━━ Dataset content
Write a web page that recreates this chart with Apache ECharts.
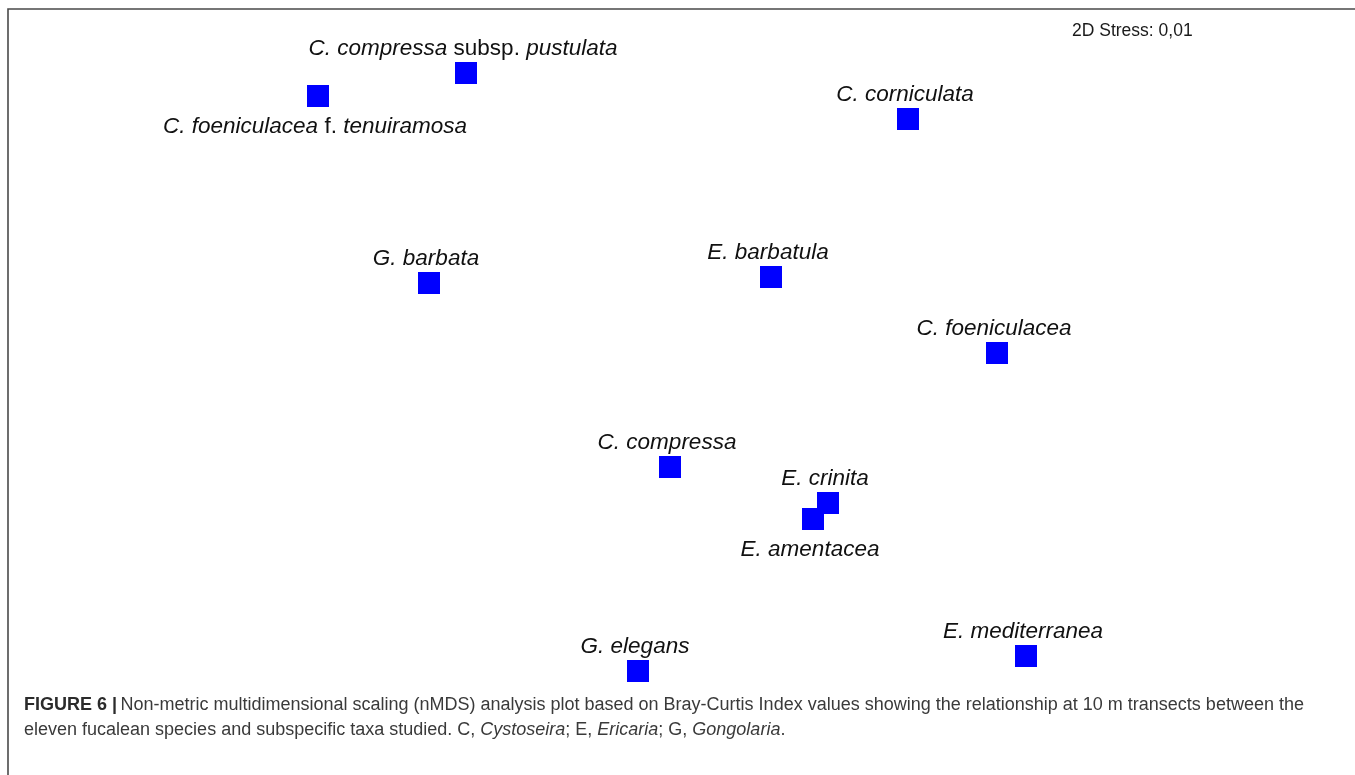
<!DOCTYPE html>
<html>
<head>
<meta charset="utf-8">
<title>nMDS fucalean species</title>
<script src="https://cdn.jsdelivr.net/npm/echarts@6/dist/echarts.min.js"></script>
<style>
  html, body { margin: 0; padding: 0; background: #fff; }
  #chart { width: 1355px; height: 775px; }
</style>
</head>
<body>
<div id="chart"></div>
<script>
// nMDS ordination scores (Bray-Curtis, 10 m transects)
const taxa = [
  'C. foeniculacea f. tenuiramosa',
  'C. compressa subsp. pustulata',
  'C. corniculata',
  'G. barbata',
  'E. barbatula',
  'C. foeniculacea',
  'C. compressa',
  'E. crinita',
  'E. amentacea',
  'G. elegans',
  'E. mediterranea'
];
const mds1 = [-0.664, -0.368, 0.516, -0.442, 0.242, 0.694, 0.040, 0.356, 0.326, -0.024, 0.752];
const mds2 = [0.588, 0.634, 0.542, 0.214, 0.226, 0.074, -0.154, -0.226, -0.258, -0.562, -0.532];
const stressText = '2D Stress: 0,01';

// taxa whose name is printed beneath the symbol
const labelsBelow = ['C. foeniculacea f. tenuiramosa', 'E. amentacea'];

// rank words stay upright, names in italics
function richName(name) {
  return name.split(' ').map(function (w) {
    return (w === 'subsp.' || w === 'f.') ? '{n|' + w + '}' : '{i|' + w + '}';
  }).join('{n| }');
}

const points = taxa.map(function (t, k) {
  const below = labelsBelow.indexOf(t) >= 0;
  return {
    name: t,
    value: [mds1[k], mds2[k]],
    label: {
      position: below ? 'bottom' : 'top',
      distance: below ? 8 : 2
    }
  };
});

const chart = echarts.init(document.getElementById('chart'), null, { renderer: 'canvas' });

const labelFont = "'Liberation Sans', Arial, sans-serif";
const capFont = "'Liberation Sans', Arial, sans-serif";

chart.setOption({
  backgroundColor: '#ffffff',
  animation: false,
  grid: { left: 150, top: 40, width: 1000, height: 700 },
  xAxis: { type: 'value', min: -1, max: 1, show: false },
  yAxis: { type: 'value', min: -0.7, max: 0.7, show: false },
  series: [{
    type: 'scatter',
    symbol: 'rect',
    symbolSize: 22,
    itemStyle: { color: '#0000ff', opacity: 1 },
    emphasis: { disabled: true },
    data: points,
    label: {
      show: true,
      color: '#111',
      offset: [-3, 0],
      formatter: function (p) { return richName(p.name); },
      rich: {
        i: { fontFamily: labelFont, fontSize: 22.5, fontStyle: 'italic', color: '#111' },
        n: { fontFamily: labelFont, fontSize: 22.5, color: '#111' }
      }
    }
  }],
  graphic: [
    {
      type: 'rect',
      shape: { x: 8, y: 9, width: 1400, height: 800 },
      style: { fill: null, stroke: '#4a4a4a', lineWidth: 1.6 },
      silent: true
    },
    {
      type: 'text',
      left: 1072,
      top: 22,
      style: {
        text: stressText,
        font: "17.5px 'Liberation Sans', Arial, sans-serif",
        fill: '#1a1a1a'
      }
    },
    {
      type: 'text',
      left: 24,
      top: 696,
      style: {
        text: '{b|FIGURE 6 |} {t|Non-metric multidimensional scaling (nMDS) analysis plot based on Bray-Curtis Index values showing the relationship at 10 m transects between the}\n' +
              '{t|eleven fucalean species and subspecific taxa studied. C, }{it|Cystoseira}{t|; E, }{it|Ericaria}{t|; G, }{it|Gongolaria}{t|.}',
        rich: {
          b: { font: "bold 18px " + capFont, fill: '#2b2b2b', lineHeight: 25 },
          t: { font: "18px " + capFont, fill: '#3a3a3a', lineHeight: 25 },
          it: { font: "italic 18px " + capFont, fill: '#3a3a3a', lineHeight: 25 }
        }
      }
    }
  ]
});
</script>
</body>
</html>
━━━━
> _To do_
Repeat the material above verbatim, with no pictures in the output.

> _Solution_
Write a web page that recreates this chart with Apache ECharts.
<!DOCTYPE html>
<html>
<head>
<meta charset="utf-8">
<title>nMDS fucalean species</title>
<script src="https://cdn.jsdelivr.net/npm/echarts@6/dist/echarts.min.js"></script>
<style>
  html, body { margin: 0; padding: 0; background: #fff; }
  #chart { width: 1355px; height: 775px; }
</style>
</head>
<body>
<div id="chart"></div>
<script>
// nMDS ordination scores (Bray-Curtis, 10 m transects)
const taxa = [
  'C. foeniculacea f. tenuiramosa',
  'C. compressa subsp. pustulata',
  'C. corniculata',
  'G. barbata',
  'E. barbatula',
  'C. foeniculacea',
  'C. compressa',
  'E. crinita',
  'E. amentacea',
  'G. elegans',
  'E. mediterranea'
];
const mds1 = [-0.664, -0.368, 0.516, -0.442, 0.242, 0.694, 0.040, 0.356, 0.326, -0.024, 0.752];
const mds2 = [0.588, 0.634, 0.542, 0.214, 0.226, 0.074, -0.154, -0.226, -0.258, -0.562, -0.532];
const stressText = '2D Stress: 0,01';

// taxa whose name is printed beneath the symbol
const labelsBelow = ['C. foeniculacea f. tenuiramosa', 'E. amentacea'];

// rank words stay upright, names in italics
function richName(name) {
  return name.split(' ').map(function (w) {
    return (w === 'subsp.' || w === 'f.') ? '{n|' + w + '}' : '{i|' + w + '}';
  }).join('{n| }');
}

const points = taxa.map(function (t, k) {
  const below = labelsBelow.indexOf(t) >= 0;
  return {
    name: t,
    value: [mds1[k], mds2[k]],
    label: {
      position: below ? 'bottom' : 'top',
      distance: below ? 8 : 2
    }
  };
});

const chart = echarts.init(document.getElementById('chart'), null, { renderer: 'canvas' });

const labelFont = "'Liberation Sans', Arial, sans-serif";
const capFont = "'Liberation Sans', Arial, sans-serif";

chart.setOption({
  backgroundColor: '#ffffff',
  animation: false,
  grid: { left: 150, top: 40, width: 1000, height: 700 },
  xAxis: { type: 'value', min: -1, max: 1, show: false },
  yAxis: { type: 'value', min: -0.7, max: 0.7, show: false },
  series: [{
    type: 'scatter',
    symbol: 'rect',
    symbolSize: 22,
    itemStyle: { color: '#0000ff', opacity: 1 },
    emphasis: { disabled: true },
    data: points,
    label: {
      show: true,
      color: '#111',
      offset: [-3, 0],
      formatter: function (p) { return richName(p.name); },
      rich: {
        i: { fontFamily: labelFont, fontSize: 22.5, fontStyle: 'italic', color: '#111' },
        n: { fontFamily: labelFont, fontSize: 22.5, color: '#111' }
      }
    }
  }],
  graphic: [
    {
      type: 'rect',
      shape: { x: 8, y: 9, width: 1400, height: 800 },
      style: { fill: null, stroke: '#4a4a4a', lineWidth: 1.6 },
      silent: true
    },
    {
      type: 'text',
      left: 1072,
      top: 22,
      style: {
        text: stressText,
        font: "17.5px 'Liberation Sans', Arial, sans-serif",
        fill: '#1a1a1a'
      }
    },
    {
      type: 'text',
      left: 24,
      top: 696,
      style: {
        text: '{b|FIGURE 6 |} {t|Non-metric multidimensional scaling (nMDS) analysis plot based on Bray-Curtis Index values showing the relationship at 10 m transects between the}\n' +
              '{t|eleven fucalean species and subspecific taxa studied. C, }{it|Cystoseira}{t|; E, }{it|Ericaria}{t|; G, }{it|Gongolaria}{t|.}',
        rich: {
          b: { font: "bold 18px " + capFont, fill: '#2b2b2b', lineHeight: 25 },
          t: { font: "18px " + capFont, fill: '#3a3a3a', lineHeight: 25 },
          it: { font: "italic 18px " + capFont, fill: '#3a3a3a', lineHeight: 25 }
        }
      }
    }
  ]
});
</script>
</body>
</html>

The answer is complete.